The topic that kept being raised over and over again was pricing. Where do you start? How do you raise your pricing? How do you handle past clients who had your old pricing? And how do you do it with confidence?
I’ll be the first to admit, pricing is the hardest aspect of building your own business. Especially in a business that isn’t as brick and mortar as say a retail space. Our overhead costs vary, and a lot of it isn’t tangible. Where do you even begin when your pricing your worth as an artist?
Let me give you a little backstory. My very first wedding I photographed for $500…and it was 5 hours away! Gasp!!! My second wedding was no more than $750. I photographed two weddings for a combined total that didn’t even cover the cost of my camera body. Why? Because I wanted to see if I liked photographing weddings.
Once I figured out I actually liked weddings, I set pricing that stuck with me for far the next year and a half. My packages ranged from $800 for 6 hours to $1400 for full day coverage. I had two goals that year: build a solid foundation and make enough money to pay cash for all my equipment. So I underpriced and booked weddings like crazy!!! Was it a smart business move? I’m not totally sure about that, but it did help me achieve my goals.
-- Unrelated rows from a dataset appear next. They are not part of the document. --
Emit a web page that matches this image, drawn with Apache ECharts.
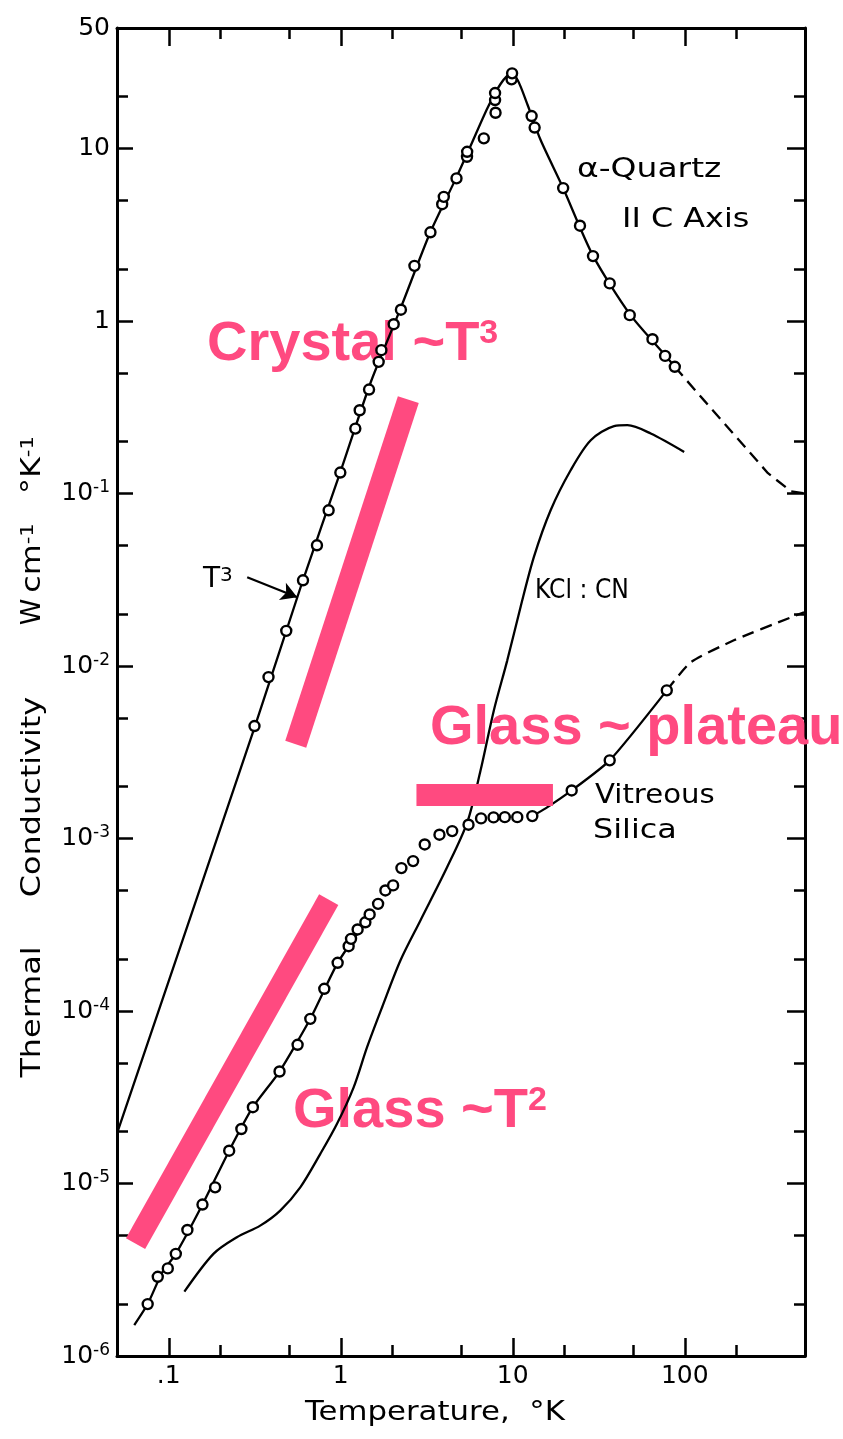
<!DOCTYPE html>
<html><head><meta charset="utf-8">
<script src="https://cdn.jsdelivr.net/npm/echarts@6/dist/echarts.min.js"></script>
<style>html,body{margin:0;padding:0;background:#fff}#c{width:843px;height:1439px}</style>
</head><body><div id="c"></div>
<script>
// ---------- data (T in K, conductivity in W cm^-1 K^-1) ----------
const quartzT = [0.315,0.380,0.482,0.603,0.727,0.850,0.994,1.215,1.288,1.46,1.661,1.722,2.031,2.237,2.681,3.322,3.887,3.972,4.708,5.418,5.43,6.787,7.94,7.89,7.89,9.84,9.91,12.87,13.40,19.63,24.59,29.27,36.61,47.87,64.9,76.85,87.5];
const quartzK = [4.49e-3,8.63e-3,1.60e-2,3.14e-2,5.01e-2,8.0e-2,0.1324,0.238,0.304,0.401,0.580,0.678,0.959,1.164,2.09,3.27,4.76,5.25,6.72,8.96,9.58,11.46,16.13,19.11,20.99,25.2,27.3,15.44,13.24,5.90,3.57,2.38,1.653,1.082,0.785,0.628,0.543];
const quartzLineT = [0.0507,0.314,0.597,0.994,1.486,2.23,3.32,4.71,5.68,7.13,8.49,9.71,10.67,12.2,14.52,19.5,29.15,47.9,76.9,87.5];
const quartzLineK = [2.03e-5,4.35e-3,3.06e-2,0.133,0.436,1.188,3.28,6.83,10.34,17.18,23.67,27.05,24.97,17.88,11.2,5.98,2.41,1.097,0.634,0.543];
const quartzDashT = [87.5,129.1,304.5,414.5,494];
const quartzDashK = [0.543,0.348,0.1312,0.103,0.1004];

const silicaT = [0.0754,0.0863,0.0987,0.1099,0.1283,0.157,0.186,0.2245,0.2643,0.3083,0.4406,0.561,0.665,0.802,0.959,1.111,1.147,1.253,1.390,1.472,1.648,1.817,2.015,2.252,2.634,3.077,3.748,4.444,5.53,6.54,7.73,8.99,10.62,12.99,22.0,36.6,78.6];
const silicaK = [2.00e-6,2.88e-6,3.22e-6,3.91e-6,5.38e-6,7.55e-6,9.5e-6,1.55e-5,2.07e-5,2.77e-5,4.46e-5,6.37e-5,9.01e-5,1.345e-4,1.904e-4,2.376e-4,2.62e-4,2.97e-4,3.27e-4,3.63e-4,4.18e-4,5.0e-4,5.35e-4,6.74e-4,7.40e-4,9.24e-4,1.052e-3,1.104e-3,1.203e-3,1.308e-3,1.326e-3,1.33e-3,1.33e-3,1.349e-3,1.90e-3,2.84e-3,7.23e-3];
const silicaLineLowT = [0.063,0.0754,0.0914,0.1099,0.157,0.2245,0.308,0.4406,0.665,0.959,1.39];
const silicaLineLowK = [1.51e-6,2.0e-6,3.04e-6,3.91e-6,7.55e-6,1.55e-5,2.77e-5,4.46e-5,9.01e-5,1.9e-4,3.27e-4];
const silicaLineHighT = [12.99,15.52,22.0,36.6,78.6];
const silicaLineHighK = [1.349e-3,1.495e-3,1.9e-3,2.84e-3,7.23e-3];
const silicaDashT = [78.6,108.4,193,414.5,494];
const silicaDashK = [7.23e-3,1.051e-2,1.41e-2,1.916e-2,2.05e-2];

const kclT = [0.1232,0.1818,0.2488,0.340,0.4446,0.5814,0.7603,0.951,1.188,1.422,1.739,2.222,2.905,4.156,5.434,6.494,7.76,9.29,11.1,13.27,16.6,21.7,28.4,38.8,46.4,63.4,99.2];
const kclK = [2.36e-6,3.91e-6,4.88e-6,5.70e-6,6.97e-6,9.5e-6,1.485e-5,2.22e-5,3.61e-5,6.17e-5,1.052e-4,1.963e-4,3.35e-4,6.83e-4,1.24e-3,2.48e-3,5.53e-3,1.079e-2,2.20e-2,4.29e-2,0.080,0.1365,0.2038,0.2457,0.249,0.2229,0.1743];

// highlighter annotations
const crystalBarT = [0.547,2.47];
const crystalBarK = [3.52e-3,0.35];
const plateauBarT = [2.754,17.12];
const plateauBarK = [1.786e-3,1.786e-3];
const glassBarT = [0.0641,0.851];
const glassBarK = [4.48e-6,4.43e-4];
const arrowT = [0.2857,0.5585];
const arrowK = [0.0327,0.02503];

// ticks
const xMajorTicks = [0.1,1,10,100];
const xTickLabels = ['.1','1','10','100'];
const xMinorTicks = [0.2,0.5,2,5,20,50,200];
const yMajorTicks = [1e-6,1e-5,1e-4,1e-3,1e-2,1e-1,1,10];
const yMinorTicks = [2e-6,5e-6,2e-5,5e-5,2e-4,5e-4,2e-3,5e-3,2e-2,5e-2,0.2,0.5,2,5,20];
const yLabelVals = [1e-6,1e-5,1e-4,1e-3,1e-2,1e-1,1,10,50];
const yLabelBase = ['10','10','10','10','10','10','1','10','50'];
const yLabelExp = ['-6','-5','-4','-3','-2','-1','','',''];

// ---------- chart ----------
const L = Math.log10;
const pts = (T,K) => T.map((t,i) => [L(t), L(K[i])]);
const X_MIN = L(0.05), X_MAX = L(500), Y_MIN = L(1e-6), Y_MAX = L(50);
const FONT = '"DejaVu Sans", sans-serif';
const BOLD = '"Liberation Sans", Arial, sans-serif';
const PINK = '#ff4a80';
const MAJ = 18, MIN = 11;

function mkAxis(kind, pos, ticks, len, withLine, labelVals, fmt) {
  const isX = kind === 'x';
  return {
    type: 'value', min: isX ? X_MIN : Y_MIN, max: isX ? X_MAX : Y_MAX, position: pos,
    axisLine: {show: withLine, onZero: false, lineStyle: {color: '#000', width: 3}},
    axisTick: {show: true, inside: true, length: len, customValues: ticks.map(L), lineStyle: {color: '#000', width: 2.5}},
    axisLabel: labelVals ? {show: true, customValues: labelVals.map(L), formatter: fmt, color: '#000', fontFamily: FONT, fontSize: 25, margin: isX ? 8 : 7,
      rich: {b: {fontSize: 25, fontFamily: FONT, color: '#000', lineHeight: 28},
             s: {fontSize: 17, fontFamily: FONT, color: '#000', lineHeight: 16, verticalAlign: 'top'}}} : {show: false},
    splitLine: {show: false}
  };
}
const nearIdx = (arr, v) => arr.findIndex(a => Math.abs(L(a) - v) < 1e-6);
const xFmt = v => { const i = nearIdx(xMajorTicks, v); return i < 0 ? '' : xTickLabels[i]; };
const yFmt = v => { const i = nearIdx(yLabelVals, v); if (i < 0) return '';
  return yLabelExp[i] ? '{b|' + yLabelBase[i] + '}{s|' + yLabelExp[i] + '}' : '{b|' + yLabelBase[i] + '}'; };

const lineSeries = (data, extra) => Object.assign({type: 'line', data, symbol: 'none', silent: true, z: 3,
  lineStyle: {color: '#000', width: 2.3}}, extra || {});
const barSeries = (T, K) => ({type: 'line', data: pts(T, K), symbol: 'none', silent: true, z: 10,
  lineStyle: {color: PINK, width: 22, cap: 'butt'}});
const scatterSeries = (T, K) => ({type: 'scatter', data: pts(T, K), symbol: 'circle', symbolSize: 10, silent: true, z: 5,
  itemStyle: {color: '#fff', borderColor: '#000', borderWidth: 2.4, opacity: 1}});

function txt(text, x, y, opt) {
  opt = opt || {};
  return {type: 'text', x, y, z: opt.z || 20, rotation: opt.rot || 0, scaleX: opt.sx || 1, silent: true,
    style: {text, fill: opt.color || '#000', fontFamily: opt.family || FONT, fontSize: opt.size || 26,
      fontWeight: opt.weight || 'normal', align: opt.align || 'left', verticalAlign: 'middle',
      rich: {s: {fontSize: opt.sup || 17, fontFamily: opt.family || FONT, fontWeight: opt.weight || 'normal',
        fill: opt.color || '#000', verticalAlign: 'top', lineHeight: opt.sup || 17}}}};
}
const pinkOpt = {color: PINK, family: BOLD, size: 56, weight: 'bold', sup: 34, z: 1};
const vert = (extra) => Object.assign({size: 27, rot: Math.PI / 2, align: 'center', sx: 1.18, sup: 18}, extra || {});

const chart = echarts.init(document.getElementById('c'), null, {renderer: 'canvas'});
chart.setOption({
  animation: false,
  backgroundColor: '#fff',
  grid: {left: 117, right: 38, top: 28, bottom: 83, containLabel: false},
  xAxis: [
    mkAxis('x', 'bottom', xMajorTicks, MAJ, true, xMajorTicks, xFmt),
    mkAxis('x', 'bottom', xMinorTicks, MIN, false),
    mkAxis('x', 'top', xMajorTicks, MAJ, true),
    mkAxis('x', 'top', xMinorTicks, MIN, false)
  ],
  yAxis: [
    mkAxis('y', 'left', yMajorTicks, MAJ - 2, true, yLabelVals, yFmt),
    mkAxis('y', 'left', yMinorTicks, MIN, false),
    mkAxis('y', 'right', yMajorTicks, MAJ, true),
    mkAxis('y', 'right', yMinorTicks, MIN, false)
  ],
  series: [
    lineSeries(pts(quartzLineT, quartzLineK), {smooth: 0.25,
      markLine: {silent: true, symbol: ['none', 'arrow'], symbolSize: [14, 16], label: {show: false},
        lineStyle: {color: '#000', width: 2.3, type: 'solid'},
        data: [[{coord: [L(arrowT[0]), L(arrowK[0])]}, {coord: [L(arrowT[1]), L(arrowK[1])]}]]}}),
    lineSeries(pts(quartzDashT, quartzDashK), {lineStyle: {color: '#000', width: 2.3, type: [12, 7]}}),
    scatterSeries(quartzT, quartzK),
    lineSeries(pts(silicaLineLowT, silicaLineLowK), {smooth: 0.2}),
    lineSeries(pts(silicaLineHighT, silicaLineHighK), {smooth: 0.2}),
    lineSeries(pts(silicaDashT, silicaDashK), {smooth: 0.2, lineStyle: {color: '#000', width: 2.3, type: [12, 7]}}),
    scatterSeries(silicaT, silicaK),
    lineSeries(pts(kclT, kclK), {smooth: 0.3}),
    barSeries(crystalBarT, crystalBarK),
    barSeries(plateauBarT, plateauBarK),
    barSeries(glassBarT, glassBarK)
  ],
  graphic: [
    txt('Crystal ~T{s|3}', 207, 345, pinkOpt),
    txt('Glass ~ plateau', 430, 729, pinkOpt),
    txt('Glass ~T{s|2}', 293, 1112, pinkOpt),
    txt('α-Quartz', 577, 170, {size: 27, sx: 1.22}),
    txt('II C Axis', 622, 220, {size: 27, sx: 1.18}),
    txt('KCl : CN', 535, 591, {size: 27, sx: 0.87}),
    txt('Vitreous', 595, 796, {size: 27, sx: 1.08}),
    txt('Silica', 593, 831, {size: 27, sx: 1.18}),
    txt('T{s|3}', 203, 580, {size: 28, sup: 20}),
    txt('Temperature,  °K', 305, 1413, {size: 27, sx: 1.14}),
    txt('Thermal', 33, 1012, vert()),
    txt('Conductivity', 33, 797, vert()),
    txt('W', 33, 612, vert({sx: 1})),
    txt('cm{s|-1}', 33, 558, vert()),
    txt('°K{s|-1}', 33, 465, vert())
  ]
});
</script></body></html>
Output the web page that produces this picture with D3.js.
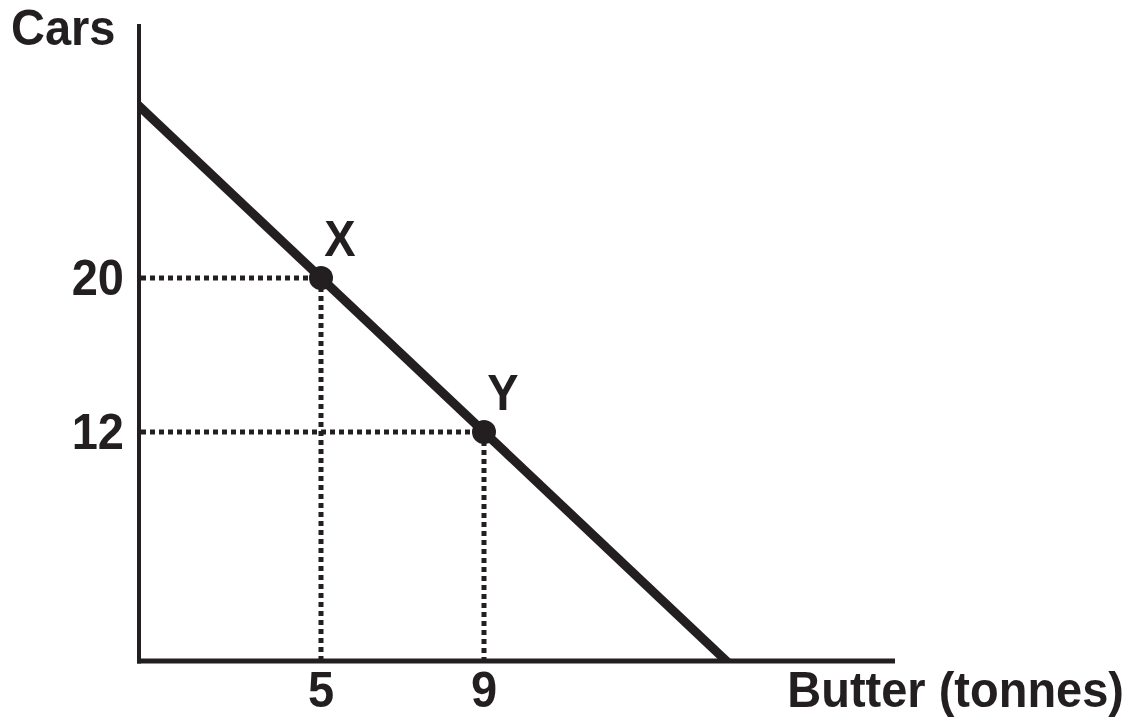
<!DOCTYPE html>
<html>
<head>
<meta charset="utf-8">
<script src="https://cdn.jsdelivr.net/npm/d3@7"></script>
<style>
  html, body { margin: 0; padding: 0; background: #fff; }
  text { font-family: "Liberation Sans", Arial, sans-serif; font-weight: bold; fill: #231f20; }
</style>
</head>
<body>
<div id="chart"></div>
<script>
"use strict";

const width = 1138;
const height = 718;
const ink = "#231f20";

// production possibility frontier: cars = 30 - 2 * butter
const frontierButter = [0, 15];
const frontierCars = [30, 0];

// labelled points on the frontier
const pointNames = ["X", "Y"];
const pointButter = [5, 9];
const pointCars = [20, 12];

// tick labels
const xTicks = [5, 9];
const yTicks = [20, 12];

// axis placement (pixels)
const axisLeft = 139;
const axisBottom = 661;
const axisTop = 24;
const axisRight = 895;

// scales
const x = d3.scaleLinear().domain([0, 15]).range([117.25, 728.5]);
const y = d3.scaleLinear().domain([0, 30]).range([663, 85.5]);

// helper for slightly tall lettering
function label(g, txt, px, py, anchor) {
    return g.append("text")
        .attr("transform", "translate(" + px + "," + py + ") scale(1,1.05)")
        .attr("text-anchor", anchor)
        .style("font-size", "47px")
        .text(txt);
}

const svg = d3.select("#chart").append("svg")
    .attr("width", width)
    .attr("height", height);

// clip so the frontier stops at the axes
svg.append("clipPath").attr("id", "plot")
    .append("rect")
    .attr("x", axisLeft)
    .attr("y", 0)
    .attr("width", width - axisLeft)
    .attr("height", axisBottom);

const g = svg.append("g");

// dotted guide lines
pointNames.forEach((n, i) => {
    g.append("line")
        .attr("x1", axisLeft + 2).attr("x2", x(pointButter[i]))
        .attr("y1", y(pointCars[i])).attr("y2", y(pointCars[i]))
        .attr("stroke", ink).attr("stroke-width", 5)
        .attr("stroke-dasharray", "5,4");
    g.append("line")
        .attr("x1", x(pointButter[i])).attr("x2", x(pointButter[i]))
        .attr("y1", y(pointCars[i])).attr("y2", axisBottom - 2)
        .attr("stroke", ink).attr("stroke-width", 5)
        .attr("stroke-dasharray", "5,4");
});

// frontier line
g.append("line")
    .attr("clip-path", "url(#plot)")
    .attr("x1", x(frontierButter[0])).attr("y1", y(frontierCars[0]))
    .attr("x2", x(frontierButter[1])).attr("y2", y(frontierCars[1]))
    .attr("stroke", ink)
    .attr("stroke-width", 9);

// axes
g.append("line")
    .attr("x1", axisLeft).attr("x2", axisLeft)
    .attr("y1", axisTop).attr("y2", axisBottom + 2.5)
    .attr("stroke", ink).attr("stroke-width", 4);
g.append("line")
    .attr("x1", axisLeft - 2).attr("x2", axisRight)
    .attr("y1", axisBottom).attr("y2", axisBottom)
    .attr("stroke", ink).attr("stroke-width", 5);

// points
g.selectAll("circle.pt")
    .data(pointNames)
    .enter()
    .append("circle")
    .attr("class", "pt")
    .attr("cx", (d, i) => x(pointButter[i]))
    .attr("cy", (d, i) => y(pointCars[i]))
    .attr("r", 12)
    .attr("fill", ink);

// point labels
pointNames.forEach((n, i) => {
    label(g, n, x(pointButter[i]) + 19, y(pointCars[i]) - 22, "middle");
});

// tick labels
xTicks.forEach(t => label(g, t, x(t), 707, "middle"));
yTicks.forEach(t => label(g, t, 124, y(t) + 17, "end"));

// axis titles
label(g, "Cars", 11, 45, "start");
label(g, "Butter (tonnes)", 1124, 707, "end");
</script>
</body>
</html>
I worked like crazy that year, saved up enough to buy everything I needed to run a business and set a foundation to go full time in photography. Did my clients value me? Some didn’t, but most did. I made a point of giving high dollar customer service with on a low budget price, because I knew I wanted my business to grow.
I did get ridiculed by other photographers. A lot. I remember sitting at one dinner with about 10 peers, and they sat there tearing my business apart for giving away my images, having prices too low, being too friendly, anything they could think of. I left feeling even better about the path I was on because I know that when you stick your head above the crowd sometimes you get tomatoes thrown in your face. And the fact they were throwing tomatoes meant I was doing something right. Do you know what’s funny today? I can’t even remember who was at that table other than one or two photographers.
When you’re starting out, it’s hard to demand the high dollar rates we all want. I’m still not where I ultimately want to be with my pricing! But I’m working on it, and that’s what I’d encourage every new photographer to do. Take baby steps. Jasmine Star recommends raising your pricing every 3 weddings. I raise mine every 6 months. Find something that works for you, and don’t be scared to ask for what you’re worth! When I told those first year brides that I’d raised my prices for year 2, do you know what they all said? They all said GOOD! We would have paid more for you!
Go out there, run your own business, and be confident with what you offer. Because you’re worth every penny and then some!